Rive Gauche by Yves Saint Laurent is a good reminder that the 1970s offered more than John Travolta and polyester. It's so incredibly chic that it's sometimes hard to accept it as part of that particular decade, until two things happen: you look up high fashion of that era (not the stuff your mother still stores in boxes down in the basement), and you realize that while very French and elegant, there's an edginess to Rive Gauche that doesn't exist in iconic floral perfumes of the previous decades (think Caleche, Ma Griffe, Madame Rochas, and many others).It's the same kind of feeling you get when you look at Saint Lauren's designs for Mick and Bianca Jagger on their 1971 wedding day (the same year Rive Gauche was released).
Rive Gauche is a seamless aldehydic floral. It's hard to point at most of the single notes, especially at the beginning, where this is just a cool cloud in the Parisian sky. The abstract floral heart was declared a rose by Luca Turin, and I think the degree of rosiness varies between vintages. have a couple of 1970s bottles, bought in pristine state, and what I get from them is considerably smoother than an aldehydic rose. According to Nigel Groom the floral notes are gardenia, honeysuckle, jasmine, ylang-ylang, orris, geranium, and magnolia (while the base is sandalwood and vetiver). The truth is out there, hiding behind the metallic canister and the distinct metallic note. It's related to two Paco Rabanne perfumes: Calandre (1969, by Michael Hy who cooperated with Jacques Polge on the creation of Rive Gauche), and the greener, colder Metal from 1979.
|Karl Lagerfeld's bathroom, photographed by Oberto Gil for Underground Interiors, 1972|
All of this is more a reference and a ballpark to the universe in which Rive Gauche exists (existed, rather).
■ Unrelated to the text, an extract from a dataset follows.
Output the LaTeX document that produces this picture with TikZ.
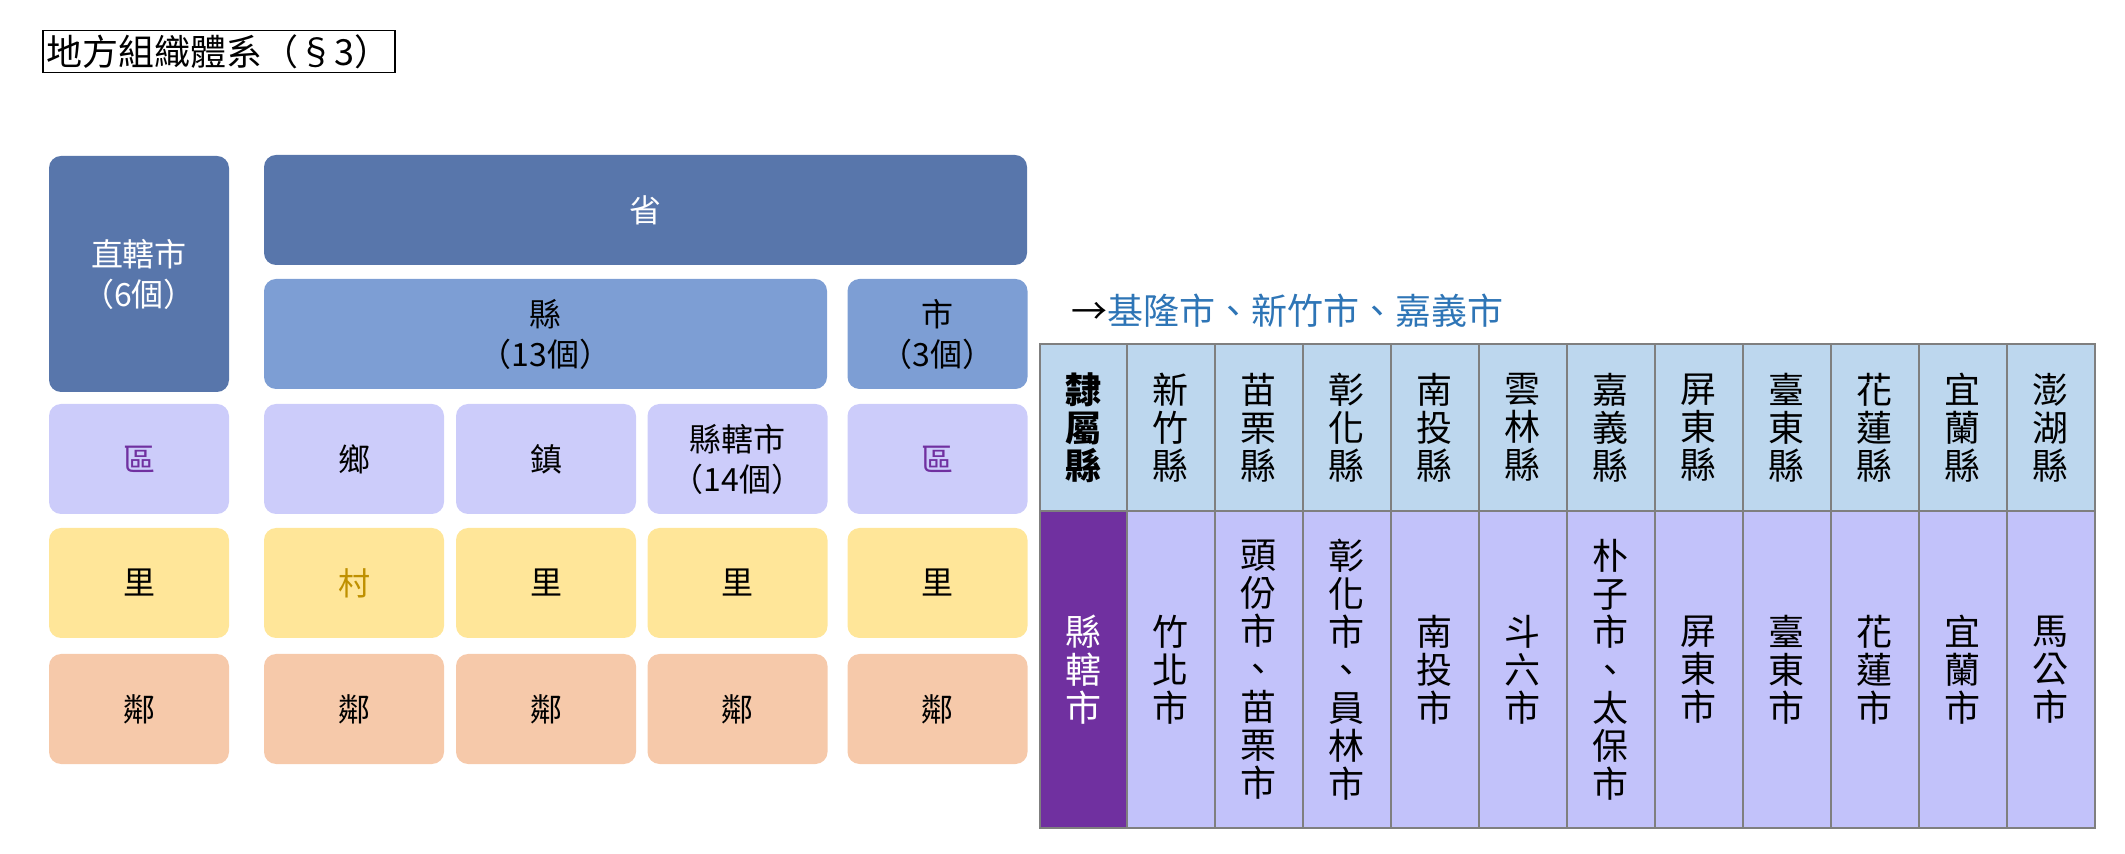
\documentclass[tikz,border=0pt]{standalone}
\usepackage{fontspec}
\setmainfont{Noto Sans CJK TC}
\definecolor{darkblue}{HTML}{5876AB}
\definecolor{midblue}{HTML}{7D9ED4}
\definecolor{lav}{HTML}{CCCCFA}
\definecolor{yel}{HTML}{FFE699}
\definecolor{peach}{HTML}{F6C9AA}
\definecolor{purp}{HTML}{7030A0}
\definecolor{gold}{HTML}{BF9000}
\definecolor{hdr}{HTML}{BDD7EE}
\definecolor{grid}{HTML}{7F7F7F}
\definecolor{note}{HTML}{2E75B6}
\tikzset{
  box/.style={rounded corners=6pt, inner sep=0pt, align=center, font=\fontsize{16}{20}\selectfont,
    minimum width=90pt, minimum height=55pt},
  cell/.style={draw=grid, line width=1pt, inner sep=0pt, align=center,
    font=\fontsize{18}{19}\selectfont, minimum width=44pt},
}
\begin{document}
\begin{tikzpicture}[x=0.5pt,y=-0.5pt]
\useasboundingbox (0,0) rectangle (2125,854);
\node (title) [draw, line width=0.8pt, inner sep=2pt, anchor=west, font=\fontsize{18}{20}\selectfont] at (42,51.5) {地方組織體系（§3）};
% left hierarchy
\node (zx) [box, fill=darkblue, text=white, minimum height=118pt] at (139,274) {直轄市\\（6個）};
\node (sheng) [box, fill=darkblue, text=white, minimum width=381.5pt] at (645.5,210) {省};
\node (xian) [box, fill=midblue, minimum width=281.5pt] at (545.5,334) {縣\\（13個）};
\node (shi) [box, fill=midblue] at (937.5,334) {市\\（3個）};
\node (qu1) [box, fill=lav, text=purp] at (139,459) {區};
\node (xiang) [box, fill=lav] at (354,459) {鄉};
\node (zhen) [box, fill=lav] at (546,459) {鎮};
\node (xxs) [box, fill=lav] at (737.5,459) {縣轄市\\（14個）};
\node (qu2) [box, fill=lav, text=purp] at (937.5,459) {區};
\node (li1) [box, fill=yel] at (139,583) {里};
\node (cun) [box, fill=yel, text=gold] at (354,583) {村};
\node (li2) [box, fill=yel] at (546,583) {里};
\node (li3) [box, fill=yel] at (737.5,583) {里};
\node (li4) [box, fill=yel] at (937.5,583) {里};
\foreach \x [count=\i] in {139,354,546,737.5,937.5}
  \node (lin\i) [box, fill=peach] at (\x,709) {鄰};
% note
\node (note) [anchor=west, inner sep=0pt, font=\fontsize{18}{20}\selectfont] at (1071,311) {→\textcolor{note}{基隆市、新竹市、嘉義市}};
% table
\node (h0) [cell, fill=hdr, minimum width=43.25pt, minimum height=83.5pt, font=\fontsize{18}{19}\selectfont\bfseries] at (1083.25,427.5) {隸\\屬\\縣};
\node (b0) [cell, fill=purp, text=white, minimum width=43.25pt, minimum height=158.5pt] at (1083.25,669.5) {縣\\轄\\市};
\foreach \top/\bot [count=\i] in {
  {新\\竹\\縣}/{竹\\北\\市},
  {苗\\栗\\縣}/{頭\\份\\市\\、\\苗\\栗\\市},
  {彰\\化\\縣}/{彰\\化\\市\\、\\員\\林\\市},
  {南\\投\\縣}/{南\\投\\市},
  {雲\\林\\縣}/{斗\\六\\市},
  {嘉\\義\\縣}/{朴\\子\\市\\、\\太\\保\\市},
  {屏\\東\\縣}/{屏\\東\\市},
  {臺\\東\\縣}/{臺\\東\\市},
  {花\\蓮\\縣}/{花\\蓮\\市},
  {宜\\蘭\\縣}/{宜\\蘭\\市},
  {澎\\湖\\縣}/{馬\\公\\市}} {
  \node (h\i) [cell, fill=hdr, minimum height=83.5pt] at (1126.5+88*\i-44,427.5) {\top};
  \node (b\i) [cell, fill=lav!95!blue, minimum height=158.5pt] at (1126.5+88*\i-44,669.5) {\bot};
}
\end{tikzpicture}
\end{document}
It's perfumy, with just a hint of powder, and a woody-musky dry-down that sends me right back to my childhood and my general idea of "perfume". In that sense, Rive Gauche is the all-chrome version of Chanel No.5 and its various offspring. Rive Gauche was a natural development: a bit harder, pointier, crisper, but just as stunning in its original state.
The dry-down of the fragrance, at least in the EDT versions that I have, goes back a bit to the familiar sandalwood and musk realm. It's easy to settle into and live with, just like a perfectly-tailored expensive pantsuit. There's dryness, courtesy of the vetiver, that I think would appeal to men who are not afraid of the aldehydes and flowers that precede it, and a depth that lets you know that whatever they put in was the real thing, before the ever receding standards (and manufacturing costs) of designer fragrances. Rive Gauche is highly satisfying when I wear it and when I pick up a scarf or a sweater saturated with it from the day before. It's more than just nostalgia: this is truly a great perfume worth exploring, because it makes everything feel just a bit more refined than it actually is: like the 1970s through this particular prism.